3. Zugleich sahen sie etwas wie züngelndes Feuer, das sich auf jedem Einzelnen von ihnen niederließ.
4. So wurden sie alle mit dem Heiligen Geist erfüllt und fingen an, in fremden Sprachen zu reden, jeder so, wie der Geist es ihm eingab.
5. In Jerusalem hatten sich viele fromme Juden aus aller Welt niedergelassen.
6. Als sie das Brausen hörten, liefen sie von allen Seiten herbei. Fassungslos hörte jeder die Jünger in seiner eige-nen Sprache reden.
7. »Wie ist das möglich?«, riefen sie außer sich. »Alle diese Leute sind doch aus Galiläa,
8. und nun hören wir sie in unserer Muttersprache reden;
9. ganz gleich ob wir Parther, Meder oder Elamiter sind. Andere von uns kommen aus Mesopotamien, Judäa, Kappadozien, Pontus und der Provinz Asia,
10. aus Phrygien, Pamphylien und aus Ägypten, aus der Gegend von Kyrene in Libyen und selbst aus Rom.
11. Wir sind Juden oder Anhänger des jüdischen Glau-bens, Kreter und Araber.
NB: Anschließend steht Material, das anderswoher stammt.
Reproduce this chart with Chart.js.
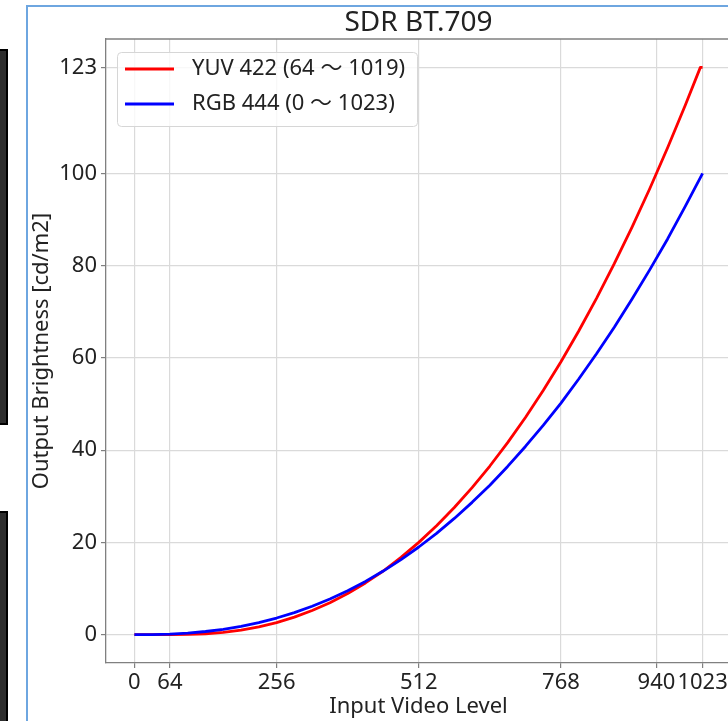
<!DOCTYPE html>
<html>
<head>
<meta charset="utf-8">
<script src="https://cdn.jsdelivr.net/npm/chart.js@4.4.0/dist/chart.umd.min.js"></script>
<style>
  html, body { margin: 0; padding: 0; background: #fff; }
  #page { position: relative; width: 728px; height: 721px; overflow: hidden; background: #fff; }
  .bar { position: absolute; left: 0; width: 6px; background: #2e2e2e; border: 2px solid #000; border-left: none; }
  #frame { position: absolute; left: 26px; top: 5px; width: 800px; height: 800px;
           border-left: 2px solid #6ea6e0; border-top: 2px solid #6ea6e0; }
  #chart { position: absolute; left: 0; top: 0; }
</style>
</head>
<body>
<div id="page">
  <div class="bar" style="top:49px;height:372px"></div>
  <div class="bar" style="top:511px;height:220px"></div>
  <div id="frame"></div>
  <canvas id="chart" width="760" height="721"></canvas>
</div>
<script>
// values
const levels = [0, 32, 64, 96, 128, 160, 192, 224, 256, 288, 320, 352, 384, 416, 448, 480, 512,
  544, 576, 608, 640, 672, 704, 736, 768, 800, 832, 864, 896, 928, 960, 992, 1019, 1023];
const yuvBrightness = [0, 0, 0, 0.04, 0.19, 0.5, 0.99, 1.69, 2.62, 3.79, 5.22, 6.93, 8.92, 11.21, 13.8, 16.74, 20.0,
  23.6, 27.56, 31.87, 36.56, 41.63, 47.08, 52.93, 59.18, 65.84, 72.92, 80.43, 88.37, 96.74, 105.57, 114.84, 123, 123];
const rgbBrightness = [0, 0.02, 0.13, 0.34, 0.68, 1.16, 1.8, 2.61, 3.6, 4.77, 6.15, 7.73, 9.52, 11.54, 13.78, 16.27, 19.0,
  21.96, 25.2, 28.68, 32.4, 36.47, 40.8, 45.37, 50.2, 55.42, 60.9, 66.67, 72.8, 79.14, 85.8, 92.9, 99.1, 100];
const xTicks = [0, 64, 256, 512, 768, 940, 1023];
const yTicks = [0, 20, 40, 60, 80, 100, 123];
const seriesLabels = ["YUV 422 (64 〜 1019)", "RGB 444 (0 〜 1023)"];
const seriesColors = ["#ff0000", "#0000ff"];
const chartTitle = "SDR BT.709";

const fontFamily = '"Noto Sans", "Noto Sans CJK JP", sans-serif';
const textColor = "#222";
const spineColor = "#808080";
const gridColor = "#dadada";
const tickFont = { family: fontFamily, size: 22 };

// title, top/right spines and the legend box inside the plot
const decorPlugin = {
  id: "decor",
  afterDraw(chart) {
    const { ctx, chartArea: a } = chart;
    ctx.save();
    ctx.strokeStyle = spineColor;
    ctx.lineWidth = 1.3;
    ctx.beginPath();
    ctx.moveTo(a.left, a.top);
    ctx.lineTo(a.right, a.top);
    ctx.lineTo(a.right, a.bottom);
    ctx.stroke();

    ctx.fillStyle = textColor;
    ctx.font = "28px " + fontFamily;
    ctx.textAlign = "center";
    ctx.textBaseline = "middle";
    ctx.fillText(chartTitle, (a.left + a.right) / 2, 23);

    // legend
    ctx.font = "22px " + fontFamily;
    const boxX = a.left + 11, boxY = a.top + 13;
    const textX = boxX + 75;
    const maxW = Math.max(...seriesLabels.map((t) => ctx.measureText(t).width));
    const boxW = textX - boxX + maxW + 12, boxH = 74;
    ctx.beginPath();
    ctx.roundRect(boxX + 0.5, boxY + 0.5, boxW, boxH, 4);
    ctx.fillStyle = "rgba(255,255,255,0.8)";
    ctx.fill();
    ctx.strokeStyle = "#d6d6d6";
    ctx.lineWidth = 1;
    ctx.stroke();
    seriesLabels.forEach((label, i) => {
      const y = boxY + 17 + i * 35;
      ctx.strokeStyle = seriesColors[i];
      ctx.lineWidth = 2.8;
      ctx.beginPath();
      ctx.moveTo(boxX + 8, y);
      ctx.lineTo(boxX + 57, y);
      ctx.stroke();
      ctx.fillStyle = textColor;
      ctx.textAlign = "left";
      ctx.fillText(label, textX, y);
    });
    ctx.restore();
  },
};

const ctx = document.getElementById("chart").getContext("2d");
const brightnessChart = new Chart(ctx, {
  type: "line",
  data: {
    datasets: [
      {
        label: seriesLabels[0],
        data: levels.map((x, i) => ({ x: x, y: yuvBrightness[i] })),
        borderColor: seriesColors[0],
        order: 1,
      },
      {
        label: seriesLabels[1],
        data: levels.map((x, i) => ({ x: x, y: rgbBrightness[i] })),
        borderColor: seriesColors[1],
        order: 0,
      },
    ],
  },
  options: {
    responsive: false,
    animation: false,
    devicePixelRatio: 1,
    layout: { padding: { top: 39, right: 29, bottom: 0, left: 0 } },
    elements: {
      point: { radius: 0 },
      line: { borderWidth: 2.8, tension: 0, fill: false, borderJoinStyle: "round" },
    },
    plugins: {
      legend: { display: false },
      title: { display: false },
      tooltip: { enabled: false },
    },
    scales: {
      x: {
        type: "linear",
        min: -51.15,
        max: 1074.15,
        afterBuildTicks: (s) => { s.ticks = xTicks.map((v) => ({ value: v })); },
        afterFit: (s) => { s.height = 58; },
        grid: { color: gridColor, lineWidth: 1.2, tickLength: 5, tickColor: spineColor, tickWidth: 1.2 },
        border: { color: spineColor, width: 1.3 },
        ticks: { color: textColor, font: tickFont, padding: 2, autoSkip: false, maxRotation: 0, callback: (v) => String(v) },
        title: { display: true, text: "Input Video Level", color: textColor, font: tickFont, padding: { top: 0, bottom: 1 } },
      },
      y: {
        type: "linear",
        min: -6.15,
        max: 129.15,
        afterBuildTicks: (s) => { s.ticks = yTicks.map((v) => ({ value: v })); },
        afterFit: (s) => { s.width = 106; },
        grid: { color: gridColor, lineWidth: 1.2, tickLength: 5, tickColor: spineColor, tickWidth: 1.2 },
        border: { color: spineColor, width: 1.3 },
        ticks: { color: textColor, font: tickFont, padding: 4, autoSkip: false, callback: (v) => String(v) },
        title: { display: true, text: "Output Brightness [cd/m2]", color: textColor, font: tickFont, padding: { top: 29, bottom: 0 } },
      },
    },
  },
  plugins: [decorPlugin],
});
</script>
</body>
</html>
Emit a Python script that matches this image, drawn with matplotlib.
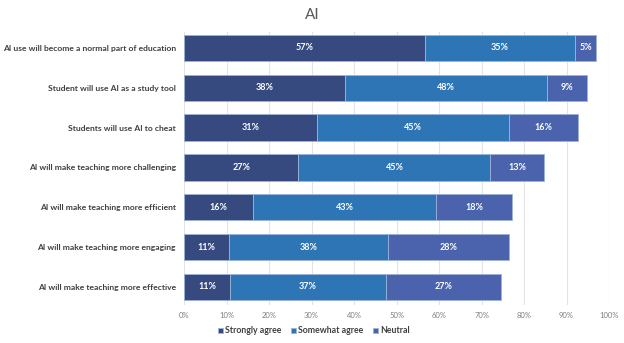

Doch jeder von uns hört diese Menschen in seiner eigenen Sprache von Gottes großen Taten reden!«
12. Erstaunt und ratlos fragte einer den anderen: »Was soll das bedeuten?«
13. Einige aber spotteten: »Die haben doch nur zu viel getrunken!«
14. Da erhob sich Petrus mit den anderen elf Aposteln und rief der Menge zu: »Hört her, ihr Leute aus Judäa und ihr Einwohner von Jerusalem! Ich will euch erklären, was hier geschieht.
15. Diese Männer sind nicht betrunken, wie einige von euch meinen. Es ist ja erst neun Uhr morgens.
16. Nein, hier erfüllt sich, was Gott durch den Propheten Joel vorausgesagt hat. Bei ihm heißt es:
17. ›In den letzten Tagen, spricht Gott, will ich die Men-schen mit meinem Geist erfüllen. Eure Söhne und Töch-ter werden aus göttlicher Eingebung reden, eure jungen Männer werden Visionen haben und die alten Männer bedeutungsvolle Träume.
18. Allen Männern und Frauen, die auf mich hören, will ich in jenen Tagen meinen Geist geben, und sie werden in meinem Auftrag prophetisch reden.